Morsi's opponents say they have gathered about 15 million signatures - more than the 13 million votes that elected Morsi a year ago - on a petition calling on him to step down; they say new elections could end the paralysing polarisation of society, though no obvious leader has emerged to build consensus. Morsi's opponents have attracted support from many Egyptians who are less politically engaged but exasperated by economic stagnation under the Islamists.
Supporters of the Brotherhood feel their electoral success is under siege from unelected institutions and vested interests rooted in the Mubarak era, when their party was banned.
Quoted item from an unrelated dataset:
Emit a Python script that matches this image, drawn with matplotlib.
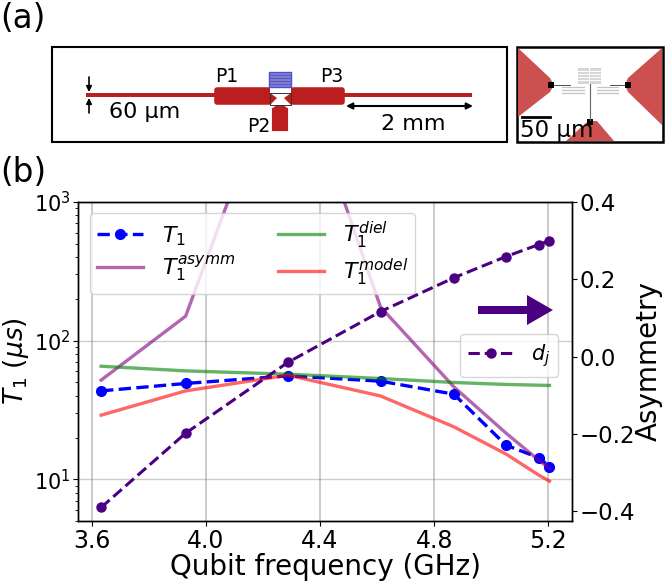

Reflecting this, some in Friday's crowd - mostly men, with a few heavily veiled women - chanted for "A purge of the judiciary!" and "A purge of the media!" There was no trouble evident in Cairo, where people packed streets for hundreds of metres around the rallying point at the mosque; there were scuffles in Alexandria when Morsi supporters and opponents faced off briefly in Egypt's second city.
In Cairo, Brotherhood members armed with green staves said they were ready to protect demonstrators from "thugs". "The other side will take this as an excuse for anarchy," said one man on guard, 26-year-old preacher Amr Hamam, pointing to dozens of injuries in scuffles across Egypt in the past week.
Friday's rally was held close to the spot where Islamists gunned down Mubarak's predecessor Anwar Sadat in 1981. The Brotherhood had by that time renounced violence but suffered in a crackdown after Sadat died, as did hard-liners from al-Gamaa al-Islamiya, which was involved in the assassination. Unable, or unwilling, to draw more liberal figures into his administration, and losing the full support of the conservative Salafi Islamist Nour party, Morsi has turned to more radical groups for backing - notably to Gamaa al-Islamiya, one of whose members he made governor of the tourist town of Luxor this week.
That appointment infuriated many who fear further eroding of tourism revenues, since Gamaa al-Islamiya is associated with the massacre at a pharaonic temple in Luxor in 1997 of dozens of foreign visitors, although it has also now renounced violence, On Friday, dozens of Gamaa al-Islamiya supporters joined the rally for Morsi. Waving their party banner, men chanted their demand for the imposition of Islamic law and rejection of "liberal violence": "The people want God's law," they repeated.
One woman, in black veil and green Islamic headband, said she feared the removal of Morsi would return Egypt to the army rule under which her son was tortured: "They destroyed his mind," Zeinab Abdullah, 54, said. Such fears among Islamists have led some to warn of civil war if the generals who oversaw the transition from Mubarak to elections move against Morsi.
Opposition groups range from the young liberals who first took to Tahrir Square in January 2011 to challenge Mubarak, to conservatives yearning for the stability of army rule. Many in Egypt's 10-percent Christian minority also fear the Islamists. Mohamed ElBaradei, the former top UN diplomat who is a leader of the opposition "Rebel!" campaign, told Al-Hayat newspaper that economic problems, including power cuts as summer heat takes hold, were fuelling support for a movement which he said hoped to end the "total polarisation in Egypt".
ElBaradei said a united opposition push could bring an early presidential election that would unseat Morsi, though he himself would not run: "The division of the opposition put Morsi in power and I believe it has realised this mistake," he said. Rhetoric has grown more toxic in recent days: one Islamist cleric referred to Morsi's opponents as "infidels" during a rally attended by the president last week.
The opposition are billing it as Morsi's last days in office, hoping for a repeat of the uprising that toppled Mubarak two and half years ago. But lawyer Ahmed Farrag, 60, who came from Alexandria to rally for Morsi in Cairo on Friday, said: "It is a coup against the legitimate authorities by counter-revolutionaries present among the opposition parties and remnants of the regime."